Il s’agissait d’évoluer dans la zone blanche du mois d’août, de l’utiliser comme caisse de résonance, pour faire émerger des lignes de fuite, des trajectoires qui remettent en jeu la délimitation entre le centre et la périphérie, entre la norme et la marge, entre l’œuvre achevée et celle restée en suspens. Hantise du scénario est un texte de réflexion théorique écrit parallèlement à Vie et mort des aoûtiens.

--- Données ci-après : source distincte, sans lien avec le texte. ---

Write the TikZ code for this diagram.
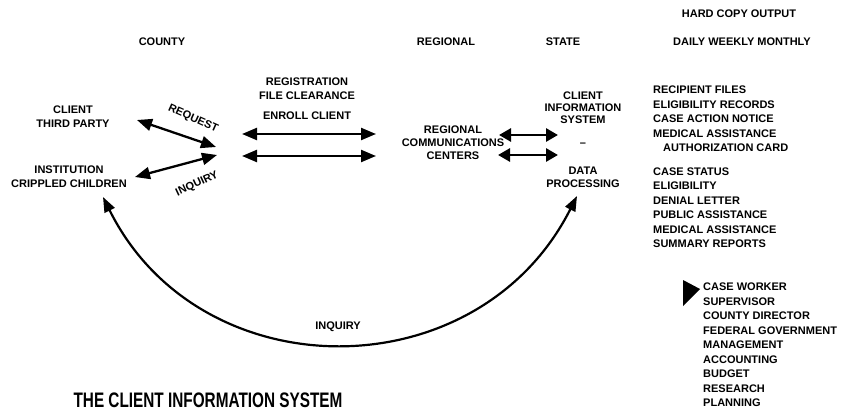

La collection « faux raccord » rassemble divers écrits cinématographiques : articles critiques, scénarios de films réalisés, en devenir ou pour toujours laissés à l’état d’esquisse, partitions de « films » mentaux ou réflexions d’écrivains et de théoriciens sur la place du cinéma dans leur rapport à l’écriture et à la pensée. Écrivain, artiste, théoricien, philosophe ou cinéaste, chacun prend en charge l’écriture d’un livret qui fait écho par sa singularité à tous les autres livrets de la collection, telle une opération de montage par intervalles. S’il est néanmoins un espace commun au cœur de cette disparité, c’est un espace collectif d’expériences et de réflexions sur les modes de fabrication et de diffusion de nos images.

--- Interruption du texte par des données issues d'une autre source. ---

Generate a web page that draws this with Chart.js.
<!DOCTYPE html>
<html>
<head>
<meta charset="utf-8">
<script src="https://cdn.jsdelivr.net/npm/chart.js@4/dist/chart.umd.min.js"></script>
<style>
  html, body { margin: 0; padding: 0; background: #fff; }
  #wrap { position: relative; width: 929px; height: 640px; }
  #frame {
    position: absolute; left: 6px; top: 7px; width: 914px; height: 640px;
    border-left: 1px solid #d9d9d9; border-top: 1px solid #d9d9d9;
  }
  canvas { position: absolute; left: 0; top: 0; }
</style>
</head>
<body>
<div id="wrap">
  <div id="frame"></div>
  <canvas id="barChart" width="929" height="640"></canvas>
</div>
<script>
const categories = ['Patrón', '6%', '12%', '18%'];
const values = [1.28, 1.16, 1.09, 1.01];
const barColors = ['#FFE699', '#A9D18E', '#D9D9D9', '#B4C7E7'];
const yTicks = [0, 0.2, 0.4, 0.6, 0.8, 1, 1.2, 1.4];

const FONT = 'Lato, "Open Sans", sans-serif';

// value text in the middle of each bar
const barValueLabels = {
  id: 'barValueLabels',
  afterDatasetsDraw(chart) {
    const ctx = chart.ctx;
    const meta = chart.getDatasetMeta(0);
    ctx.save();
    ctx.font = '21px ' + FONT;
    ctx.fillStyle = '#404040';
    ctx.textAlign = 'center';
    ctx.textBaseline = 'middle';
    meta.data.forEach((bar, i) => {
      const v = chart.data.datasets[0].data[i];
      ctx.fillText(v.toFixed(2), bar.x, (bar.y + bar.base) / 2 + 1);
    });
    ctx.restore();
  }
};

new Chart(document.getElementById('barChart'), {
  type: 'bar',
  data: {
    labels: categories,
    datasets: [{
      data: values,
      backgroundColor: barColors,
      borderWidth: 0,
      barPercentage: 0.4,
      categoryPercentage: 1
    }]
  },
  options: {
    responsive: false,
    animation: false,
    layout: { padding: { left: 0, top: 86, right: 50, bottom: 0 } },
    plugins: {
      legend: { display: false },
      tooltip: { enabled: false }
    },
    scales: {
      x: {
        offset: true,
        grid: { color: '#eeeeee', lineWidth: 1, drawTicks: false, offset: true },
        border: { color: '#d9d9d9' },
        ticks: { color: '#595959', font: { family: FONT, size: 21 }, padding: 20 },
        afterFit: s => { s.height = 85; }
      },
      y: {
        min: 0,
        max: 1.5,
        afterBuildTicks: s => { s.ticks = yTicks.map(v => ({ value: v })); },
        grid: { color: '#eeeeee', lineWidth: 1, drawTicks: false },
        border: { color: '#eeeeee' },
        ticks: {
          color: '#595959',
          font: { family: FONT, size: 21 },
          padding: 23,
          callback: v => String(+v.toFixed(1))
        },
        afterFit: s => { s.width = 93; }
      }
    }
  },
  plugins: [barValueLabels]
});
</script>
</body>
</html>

Le cinéma aujourd’hui ne cesse de se nourrir de ce qu’il n’est pas ou de ce qui lui est extérieur. De même l’art trouve dans le cinéma un certain nombre des points de tensions qui animent sa pratique : les relations entre le visible et le dicible, le rapport à la technique et à la reproduction des images, l’évolution des nouvelles formes de fiction, l’articulation entre le document, l’archive et la mise en scène du réel, etc. L’écriture devient alors un des terrains d’expérimentation de tous ces mouvements de circulation et de tous ces points de passages : un territoire à arpenter où s’éprouve la possibilité de dire ce que serait aujourd’hui une expérience du monde. La collection « faux raccord » donne à lire et à percevoir des écrits cinématographiques qui sont autant d’opérations de déplacements entre l’écriture et le monde via le cinéma.
Judith Abensour enseigne la théorie des arts et le cinéma à l’École supérieure des beaux-arts TALM (site d’Angers). Elle a dirigé l’ouvrage collectif Réactivations du geste (Le Gac Press, 2011). Elle a également réalisé des films, parmi lesquels Parades (2013), avec Thomas Bauer.